2) Central-difference surface Laplacian

When you only know neighboring samples, the discrete Laplacian is:

∇²f ≈ (z_right - 2z_center + z_left) / h_x²

+ (z_up - 2z_center + z_down) / h_y²

3) Curvature support metrics

The calculator also reports mean curvature and Gaussian curvature for the quadratic graph surface. These help describe how the surface bends locally.

The mixed derivative f_xy affects curvature shape, but it does not appear directly in f_xx + f_yy.

How to Use This Calculator

Choose Quadratic surface model when you know the coefficients of z(x, y).
Choose Discrete sampled surface when you only know nearby measured surface values.
Enter the x and y spacing carefully. These control the finite-difference scale.
Click Calculate Surface Laplacian to place the result below the header and above the form.
Review the summary cards, detailed table, and 3D Plotly graph.
Use the CSV button for spreadsheets or the PDF button for printable reports.
Compare analytic and discrete values in quadratic mode to validate step-size quality.

Frequently Asked Questions

1) What does the surface Laplacian measure?

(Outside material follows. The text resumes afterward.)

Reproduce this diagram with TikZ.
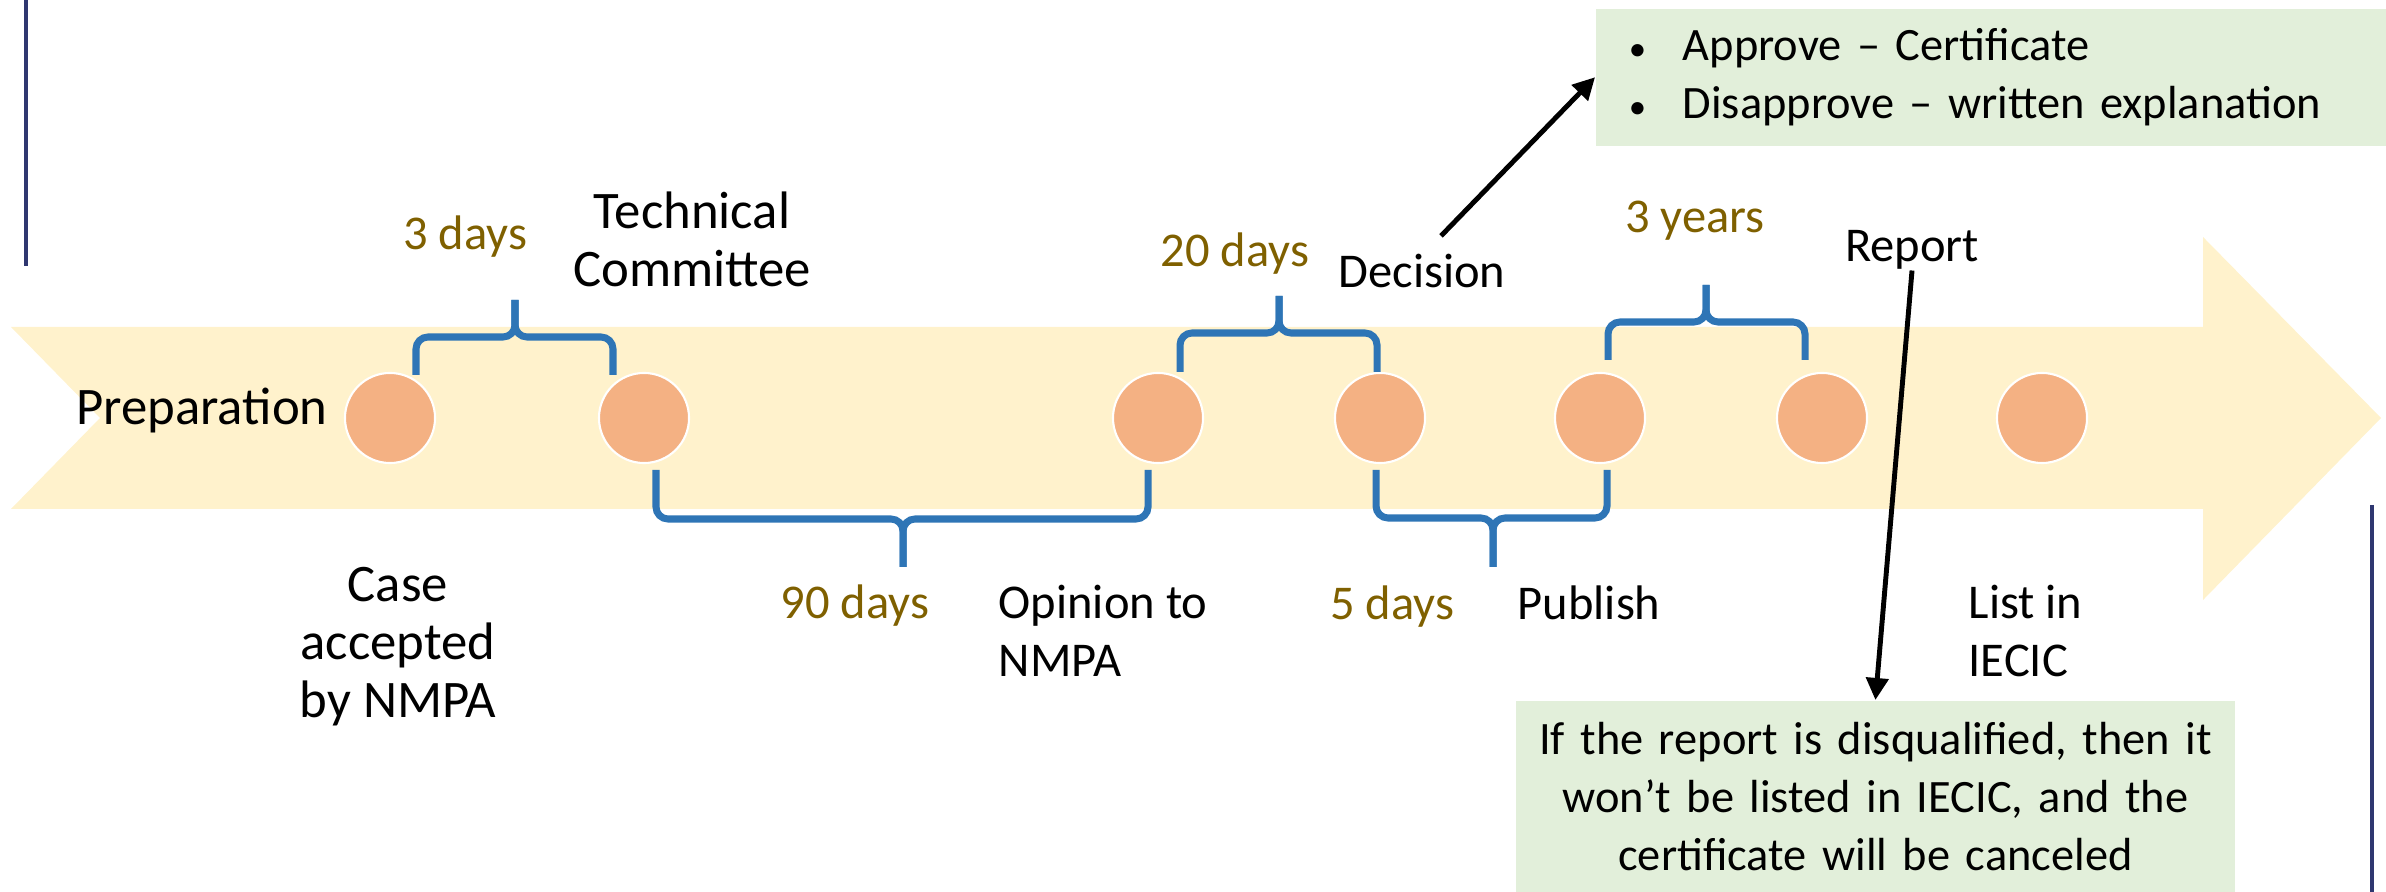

It measures how the surface value at a point compares with nearby values. Positive values suggest a bowl-up tendency, while negative values suggest a bowl-down tendency around the chosen point.

2) Why does the mixed term cxy not appear in the Laplacian?

The Laplacian in Cartesian coordinates is fxx + fyy. The mixed derivative fxy affects local twisting and curvature behavior, but it is not part of the standard scalar Laplacian sum.

3) When should I use discrete mode?

Use discrete mode when your surface comes from measurements, image data, finite-difference grids, or simulation samples rather than a known symbolic formula.

4) What do hx and hy represent?

They represent spacing between neighboring points in the x and y directions. Smaller spacing often improves local resolution, but noisy data can still affect the estimate.

5) Why compare analytic and discrete Laplacians?

In quadratic mode, both values should match very closely. That comparison helps confirm your step sizes and demonstrates how central differences reproduce second derivatives on smooth surfaces.

6) What does a zero Laplacian mean?

A zero value means the point is locally balanced with nearby values in the chosen model or sample. It does not always mean the surface is flat everywhere.

7) Are mean curvature and Gaussian curvature required?

No. They are extra geometric indicators included for advanced analysis. They help describe bending and local shape beyond the Laplacian alone.

8) Can I use this for noisy experimental data?

Yes, but interpret results carefully. Noise can distort second differences strongly, so smoother data or preprocessing often gives more reliable surface Laplacian estimates.